John on October 8, 2009 at 12:05 am
Ace notes a video of Sean Hannity debating Michael Moore about the War on Terror. There is a moment (click over for the video) where Moore asks Hannity if he loves Al Qaeda. Hannity’s response is more than a bit comical:
I love them in the sense I want to destroy them.
Ace asks if any of his Christian readers can explain this answer. I’ll give it a go…
The Christian position regarding the state is that one’s obligation to God does not preclude one’s obligation to the state. As Jesus put it, render unto Caesar that which is Caesar’s, render unto God that which is God’s. Paul said it this way in Romans:
Would you have no fear of the one who is in authority? Then do what is good, and you will receive his approval, for he is God’s servant for your good. But if you do wrong, be afraid, for he does not bear the sword in vain. For he is the servant of God, an avenger who carries out God’s wrath on the wrongdoer. Therefore one must be in subjection, not only to avoid God’s wrath but also for the sake of conscience. For because of this you also pay taxes, for the authorities are ministers of God, attending to this very thing. Pay to all what is owed to them: taxes to whom taxes are owed, revenue to whom revenue is owed, respect to whom respect is owed, honor to whom honor is owed.
Keep in mind this was said at a time when the world was ruled by a string of barbaric lunatics: Caligula who murdered people for his own amusement, Nero who used Christian captives as human torches at his dinner parties, even Augustus — the first Emperor — claimed to be the “divi fil” or “son of God and occasionally demand worship as such.
In other words, the society which Jesus demanded his followers respect was far more brutal and authoritarian than Michael Moore’s worst nightmare of Bush’s Amerikkka. And yet Jesus and Paul say, in effect, pay your taxes, respect authority and even pray for your leaders.
As you can also see, the New Testament (the rule of faith for Christians) also indicates that the government is established to bring “the sword” against evil. This is one reason a fair number of Christians accept the death penalty. What the state does vis a vis violent crime (even to the point of killing the perpetrators) is distinct from what the individual believer might do on a personal level. Forgiveness on the personal level does not preclude justice on the societal level.
For instance, the woman raped by Roman Polanski has reportedly forgiven him and even asked for his release. I don’t know if she’s a Christian, but it seems a very Christian response on the personal level. Nevertheless, Polanski has been found guilty by the state and they enforce the laws, not the victim.
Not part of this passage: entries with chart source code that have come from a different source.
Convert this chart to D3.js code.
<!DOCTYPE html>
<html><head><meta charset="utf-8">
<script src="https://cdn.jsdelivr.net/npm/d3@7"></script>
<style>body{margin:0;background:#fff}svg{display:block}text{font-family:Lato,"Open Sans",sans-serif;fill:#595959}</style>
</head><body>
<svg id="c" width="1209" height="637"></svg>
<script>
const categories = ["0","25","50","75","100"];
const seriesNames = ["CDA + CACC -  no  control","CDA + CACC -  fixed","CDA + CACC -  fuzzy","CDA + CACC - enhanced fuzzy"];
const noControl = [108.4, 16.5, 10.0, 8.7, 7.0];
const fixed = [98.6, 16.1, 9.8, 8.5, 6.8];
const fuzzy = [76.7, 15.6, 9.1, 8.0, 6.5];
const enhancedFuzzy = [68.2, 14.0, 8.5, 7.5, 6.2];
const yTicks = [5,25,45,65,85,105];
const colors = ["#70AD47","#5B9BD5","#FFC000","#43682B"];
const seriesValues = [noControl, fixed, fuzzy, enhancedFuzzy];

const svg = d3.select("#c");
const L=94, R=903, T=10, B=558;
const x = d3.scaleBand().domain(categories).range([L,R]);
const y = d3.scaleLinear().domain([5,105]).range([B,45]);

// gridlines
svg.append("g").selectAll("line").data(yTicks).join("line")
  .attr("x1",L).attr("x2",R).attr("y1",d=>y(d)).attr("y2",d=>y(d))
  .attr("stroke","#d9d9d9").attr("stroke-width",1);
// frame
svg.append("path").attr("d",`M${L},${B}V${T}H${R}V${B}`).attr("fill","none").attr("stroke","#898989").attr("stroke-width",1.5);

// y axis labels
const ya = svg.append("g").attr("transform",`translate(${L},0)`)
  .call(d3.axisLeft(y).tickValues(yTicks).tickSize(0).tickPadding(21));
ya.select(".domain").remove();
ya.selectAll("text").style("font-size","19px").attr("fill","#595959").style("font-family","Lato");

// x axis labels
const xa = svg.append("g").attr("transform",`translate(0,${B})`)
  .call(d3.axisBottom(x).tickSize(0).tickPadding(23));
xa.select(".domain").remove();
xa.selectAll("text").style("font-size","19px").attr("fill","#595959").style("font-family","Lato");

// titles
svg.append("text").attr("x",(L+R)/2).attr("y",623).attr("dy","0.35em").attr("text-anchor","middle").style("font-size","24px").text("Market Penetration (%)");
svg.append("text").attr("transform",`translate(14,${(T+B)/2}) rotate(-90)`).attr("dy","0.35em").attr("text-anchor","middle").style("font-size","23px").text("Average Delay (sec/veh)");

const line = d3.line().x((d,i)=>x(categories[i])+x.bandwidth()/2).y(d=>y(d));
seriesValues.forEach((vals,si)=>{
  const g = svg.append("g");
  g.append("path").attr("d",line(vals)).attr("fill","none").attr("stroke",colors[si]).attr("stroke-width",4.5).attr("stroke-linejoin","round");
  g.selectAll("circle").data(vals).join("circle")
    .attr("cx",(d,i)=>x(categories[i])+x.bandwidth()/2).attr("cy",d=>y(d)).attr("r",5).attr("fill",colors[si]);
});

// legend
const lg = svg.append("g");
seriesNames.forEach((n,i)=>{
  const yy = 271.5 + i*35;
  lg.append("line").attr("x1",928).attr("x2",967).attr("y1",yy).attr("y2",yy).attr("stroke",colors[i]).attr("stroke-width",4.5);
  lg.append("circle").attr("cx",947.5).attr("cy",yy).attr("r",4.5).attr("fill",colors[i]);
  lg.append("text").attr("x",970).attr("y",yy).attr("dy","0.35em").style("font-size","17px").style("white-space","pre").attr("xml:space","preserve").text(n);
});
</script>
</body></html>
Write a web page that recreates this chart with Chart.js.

It is not wrong, from the Christian point of view, for the state to enforce those laws and put him in jail for a few years. Some of us look forward to it even as we appreciate the sincere response of his victim.
Where this gets really confusing, for Christians and atheists as well, is that unlike Paul we live in a democracy. Christians now have both a personal response which aims to be gracious but they also have a say in the hand of government itself, which again is there to restrain evil.
One way to put it is that we walk in two worlds. Sometimes those two worlds collide. For instance, I am personally for the construction of a fence along our southern border to control the flow of illegal immigrants. At the same time, I would never treat someone here illegally worse than I would an American citizen in my daily life. In fact, I’m proud to say that my wife has volunteered to teach English to some recent immigrants in our own community. The societal view and the personal view are at odds.
Hannity’s statement is just an extreme example of the two worlds colliding head on. On a personal level, love is the right answer. Moore is right about this. But if Moore were asking about government policy in the WOT, the sword (government restraint of evil) is the right answer, at least it is in my opinion.
If I have any criticism of Hannity it’s that he seems to have taken a question about his personal view and instead answered with a role-of-the-state response. I think this is understandable given the flow of conversation. It wasn’t a talk about his day to day faith, it was a policy discussion. He feinted toward the personal, then returned to policy in his answer. The result was a train wreck which I’m sure he’ll be made to regret.
On the other hand, does anyone think Moore loves George W. Bush. Well, maybe he does. Who can say? But he also (in the same clip) hoped there would be prosecutions for Bush’s war crimes. So again, his personal ethic, even if we assume the best of him, is starkly at odds with his view of the proper role of the state in this instance. If challenged “Do you pray for George W. Bush?” he might well have answered “I pray for him and hope he goes to prison.” He didn’t say that of course, but I suspect it’s pretty close to what he actually believes.
Finally, while it’s undoubtedly confusing, it’s worth pointing out that this Biblical division between faith and governance led the Christian West to a principled division between faith and governance in practice (though it came in fits and starts). Today, we call it the separation of church and state and I think many Christians, myself among them, see this as the correct and most Biblical model for society.